Wednesday, 16 January 2013

Movie Review: Home Town Story (1951)


Somewhere between laughable corporate propaganda and outright embarrassment, Home Town Story survives as a curiosity piece thanks to the appearance of a young Marilyn Monroe in one of her pre-fame roles.

Blake Washburn (Jeffrey Lynn) is a defeated and quick-tempered ex-United States senator, returning to his small home town to take over as editor of the local newspaper. Bitter about his defeat and intent on fighting the next election, Washburn uses the newspaper as a mouthpiece and looks for controversial issues to make a name for himself. He soon sets his sights on large corporate profits as an easy target to whip up populist frenzy. Slim Haskins (Alan Hale, Jr.) is a reporter at the paper and also Blake's friend, but becomes increasingly uncomfortable with Washburn's zealous anti-corporate stance.

Meanwhile Janice Hunt (Marjorie Reynolds) is the girlfriend beginning to question whether Blake is the man for her, while Blake's much younger and quite annoying sister Kate is excited about an upcoming school trip. Local corporate magnate John MacFarland (Donald Crisp) tries to explain to Blake the benefits of large corporations to no avail. But when things go drastically wrong during Kate's school trip, Blake gets an eyeful of all the resources that companies with deep pockets can deploy for the greater good.

Backed by the likes of General Motors and directed by Arthur Pierson under the MGM banner, Home Town Story started life as a commercial and ended up as a one hour movie blatantly trumpeting the benefits of corporate economic muscle. The ham-fisted approach to delivering the message would make the propaganda machine of any dictator proud, while the mundane performances and wooden characters add charm to the astounding artistic carnage on display. Only Alan Hale Jr. emerges with any credit, his turn as reporter Slim Haskins the one character who comes close to escaping the rampant awkwardness.

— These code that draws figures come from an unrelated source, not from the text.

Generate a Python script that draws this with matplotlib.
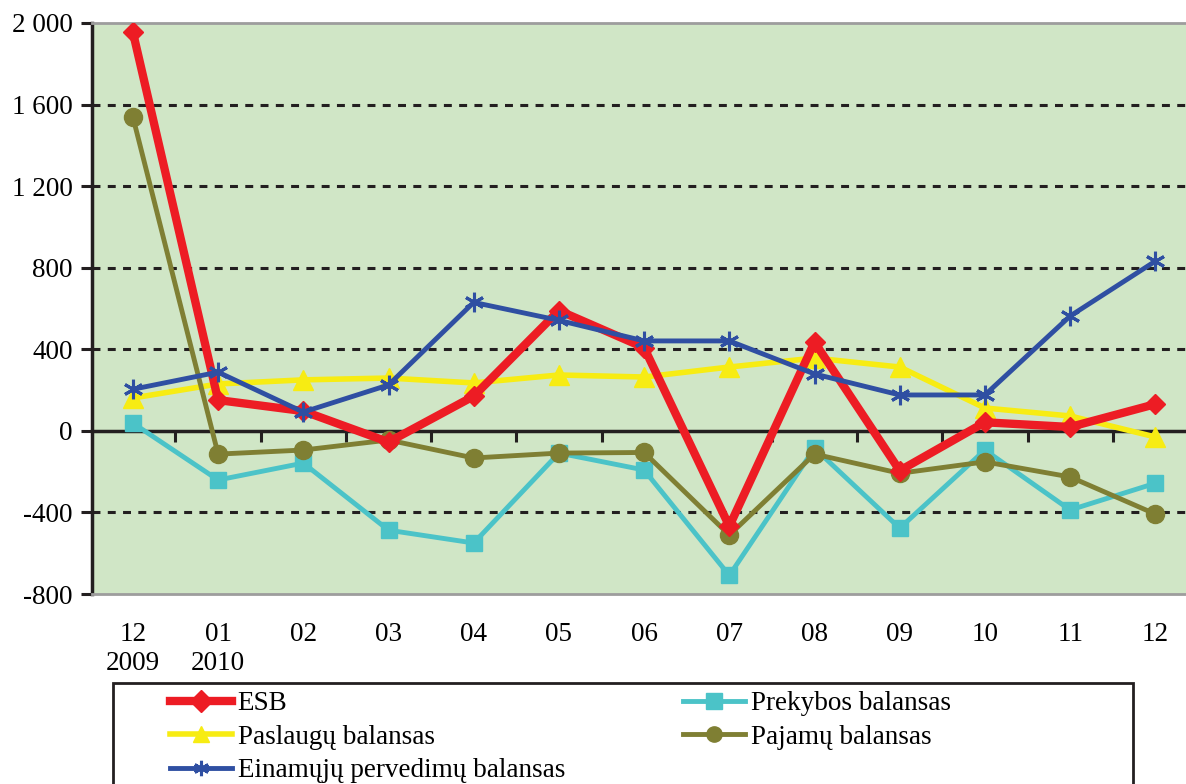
import matplotlib
matplotlib.use("Agg")
import matplotlib.pyplot as plt
from matplotlib.patches import Rectangle
import numpy as np

plt.rcParams['font.family'] = ['Liberation Serif', 'DejaVu Serif']

months = ['12\n2009', '01\n2010', '02', '03', '04', '05', '06', '07', '08', '09', '10', '11', '12']
esb = [1955, 151, 97, -55, 170, 590, 408, -468, 435, -195, 42, 19, 131]
prekybos = [38, -241, -158, -487, -550, -109, -192, -709, -85, -477, -94, -388, -257]
paslaugu = [161, 230, 250, 259, 235, 274, 264, 313, 357, 313, 112, 73, -30]
pajamu = [1539, -114, -94, -45, -133, -109, -106, -511, -114, -208, -152, -226, -408]
einamuju = [204, 288, 92, 225, 630, 542, 441, 441, 279, 176, 176, 563, 832]
yticks = [-800, -400, 0, 400, 800, 1200, 1600, 2000]
ylabels = ['-800', '-400', '0', '400', '800', '1 200', '1 600', '2 000']

fs = 19.5
fig = plt.figure(figsize=(11.86, 7.84), dpi=100)
ax = fig.add_axes([92/1186, 1-594/784, 1-92/1186, (594-23)/784])
ax.set_facecolor('#d0e6c6')
x = np.arange(len(months))

for v in [-400, 400, 800, 1200, 1600]:
    ax.axhline(v, color='#231f20', lw=2.2, ls=(0, (2.6, 2.4)), zorder=1)

l_esb, = ax.plot(x, esb, color='#ed1c24', lw=6, marker='D', ms=10, zorder=5, label='ESB')
l_pre, = ax.plot(x, prekybos, color='#4bc3c8', lw=3.5, marker='s', ms=12, zorder=3,
                 label='Prekybos balansas')
l_pas, = ax.plot(x, paslaugu, color='#f7ec13', lw=4, marker='^', ms=15, zorder=4,
                 label='Paslaugų balansas')
l_paj, = ax.plot(x, pajamu, color='#7f7f33', lw=3.5, marker='o', ms=13, zorder=4,
                 label='Pajamų balansas')
l_ein, = ax.plot(x, einamuju, color='#2f4fa2', lw=3.5, marker=(6, 2, 0), ms=14, mew=2.2,
                 zorder=6, label='Einamųjų pervedimų balansas')

ax.set_xlim(-0.48, 12.36)
ax.set_ylim(-800, 2000)
ax.set_yticks(yticks)
ax.set_yticklabels(ylabels, fontsize=fs)
ax.set_xticks(x)
ax.set_xticklabels(months, fontsize=fs, linespacing=1.2)
ax.tick_params(axis='x', length=0, pad=20)
ax.tick_params(axis='y', length=8, width=2.2, pad=6, color='#231f20')

for s in ['top', 'bottom']:
    ax.spines[s].set_color('#9d9d9d')
    ax.spines[s].set_linewidth(2)
ax.spines['right'].set_visible(False)
ax.spines['left'].set_linewidth(2.5)
ax.spines['left'].set_color('#231f20')

# zero line with category boundary ticks
zero = ax.secondary_xaxis(800/2800)
zero.set_xticks(np.arange(0.5, 12, 1))
zero.set_xticklabels([])
zero.tick_params(axis='x', direction='out', length=8, width=2.2, color='#231f20')
zero.spines['bottom'].set_linewidth(2.5)
zero.spines['bottom'].set_color('#231f20')

# legend box (cut by the bottom edge of the picture)
fig.patches.append(Rectangle((113/1186, -0.05), (1133-113)/1186, 0.05 + 1-683/784,
                             transform=fig.transFigure, fill=False,
                             edgecolor='#231f20', lw=2))
handles = [l_esb, l_pas, l_ein, l_pre, l_paj]
leg = fig.legend(handles, [h.get_label() for h in handles],
                 loc='upper left', bbox_to_anchor=(170/1186, 1-691/784),
                 ncol=2, fontsize=fs, frameon=False,
                 handlelength=2.3, handletextpad=0.2, labelspacing=0.32, borderpad=0,
                 borderaxespad=0, columnspacing=4.35)
for h in leg.legend_handles:
    h.set_markersize(11)

fig.savefig('out.png', dpi=100)
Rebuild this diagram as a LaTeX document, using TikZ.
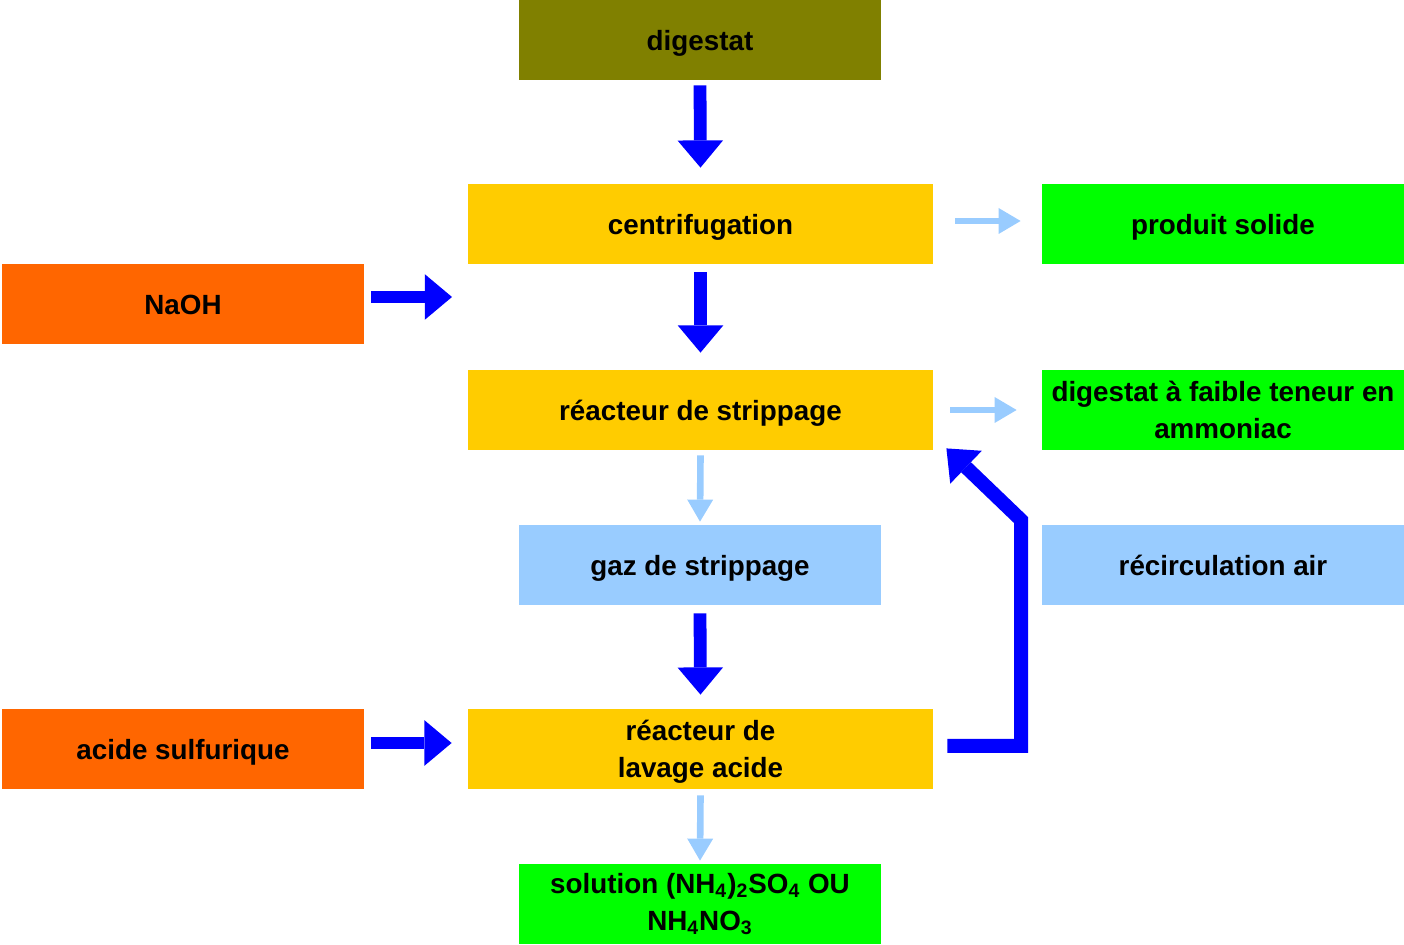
\documentclass[tikz,border=0pt]{standalone}
\usepackage{fontspec}
\setmainfont{Liberation Sans}
\usepackage{xcolor}
\usepackage{tikz}
\usetikzlibrary{arrows.meta,positioning}
\definecolor{psOlive}{HTML}{808000}
\definecolor{psYellow}{HTML}{FFCC00}
\definecolor{psGreen}{HTML}{00FF00}
\definecolor{psOrange}{HTML}{FF6600}
\definecolor{psSky}{HTML}{99CCFF}
\definecolor{psBlue}{HTML}{0000FF}
\tikzset{
  ps diagram/.style={font=\bfseries\fontsize{13.9}{18.5}\selectfont,
    x=0.5pt, y=-0.5pt},
  ps box/.style={inner sep=0pt, align=center, text=black,
    minimum height=40pt},
  ps line/.style={text height=14pt, text depth=3pt},
  ps narrow/.style={ps box, minimum width=181pt},
  ps wide/.style={ps box, minimum width=232.5pt},
  ps main/.style={draw=psBlue, line width=6.4pt, line join=miter,
    -{Triangle[length=13.6pt,width=22.8pt,line width=0pt]}},
  ps side/.style={draw=psSky, line width=3.3pt,
    -{Triangle[length=11pt,width=13pt,line width=0pt]}}
}
\begin{document}
\begin{tikzpicture}[ps diagram]
\useasboundingbox (0,0) rectangle (1404,945);
\node[ps narrow,ps line,fill=psOlive] (digestat) at (700,40) {digestat};
\node[ps wide,ps line,fill=psYellow] (centri) at (700.5,224) {centrifugation};
\node[ps narrow,ps line,fill=psGreen] (solide) at (1223,224) {produit solide};
\node[ps narrow,ps line,fill=psOrange] (naoh) at (183,304) {NaOH};
\node[ps wide,ps line,fill=psYellow] (strip) at (700.5,410) {réacteur de strippage};
\node[ps narrow,text depth=-2pt,fill=psGreen] (faible) at (1223,410)
  {digestat à faible teneur en\\ammoniac};
\node[ps narrow,ps line,fill=psSky] (gaz) at (700,565) {gaz de strippage};
\node[ps narrow,ps line,fill=psSky] (recirc) at (1223,565) {récirculation air};
\node[ps narrow,ps line,fill=psOrange] (acide) at (183,749) {acide sulfurique};
\node[ps wide,text depth=-3.5pt,fill=psYellow] (lavage) at (700.5,749) {réacteur de\\lavage acide};
\node[ps narrow,fill=psGreen] (solution) at (700,904)
  {solution (NH\textsubscript{4})\textsubscript{2}SO\textsubscript{4} OU\\NH\textsubscript{4}NO\textsubscript{3}};
\coordinate (naohIn) at (452,297);
\coordinate (loopR) at (1021,746);
\coordinate (loopT) at (1021,520);
\draw[ps main] ([yshift=-2.5pt]digestat.south) -- ([yshift=8pt]centri.north);
\draw[ps main] ([yshift=-4pt]centri.south) -- ([yshift=8.5pt]strip.north);
\draw[ps main] ([yshift=-4pt]gaz.south) -- ([yshift=7pt]lavage.north);
\draw[ps main] ([xshift=3.5pt,yshift=3.5pt]naoh.east) -- (naohIn);
\draw[ps main] ([xshift=3.5pt,yshift=3pt]acide.east) -- ([xshift=-8pt,yshift=3pt]lavage.west);
\draw[ps main, line width=7pt] ([xshift=7pt,yshift=1.5pt]lavage.east) -- (loopR) -- (loopT)
  -- ([xshift=6.5pt,yshift=1pt]strip.south east);
\draw[ps side] ([xshift=11pt,yshift=1.5pt]centri.east) -- ([xshift=-10.5pt,yshift=1.5pt]solide.west);
\draw[ps side] ([xshift=8.5pt]strip.east) -- ([xshift=-12.5pt]faible.west);
\draw[ps side] ([yshift=-2.5pt]strip.south) -- ([yshift=1.5pt]gaz.north);
\draw[ps side] ([yshift=-3pt]lavage.south) -- ([yshift=1.5pt]solution.north);
\end{tikzpicture}
\end{document}
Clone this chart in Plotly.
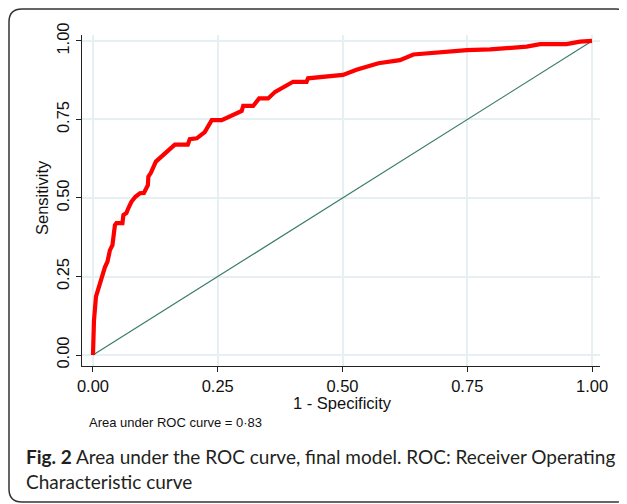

Marilyn Monroe has perhaps three minutes of screen time and five lines of dialogue as the curvy secretary at the newspaper, wearing the tightest sweaters available and bearing the brunt of Slim's boorish advances. And despite the fleeting presence, she is by far the best thing going on in Home Town Story, an otherwise utterly forgettable and amateurish attempt at brainwashing.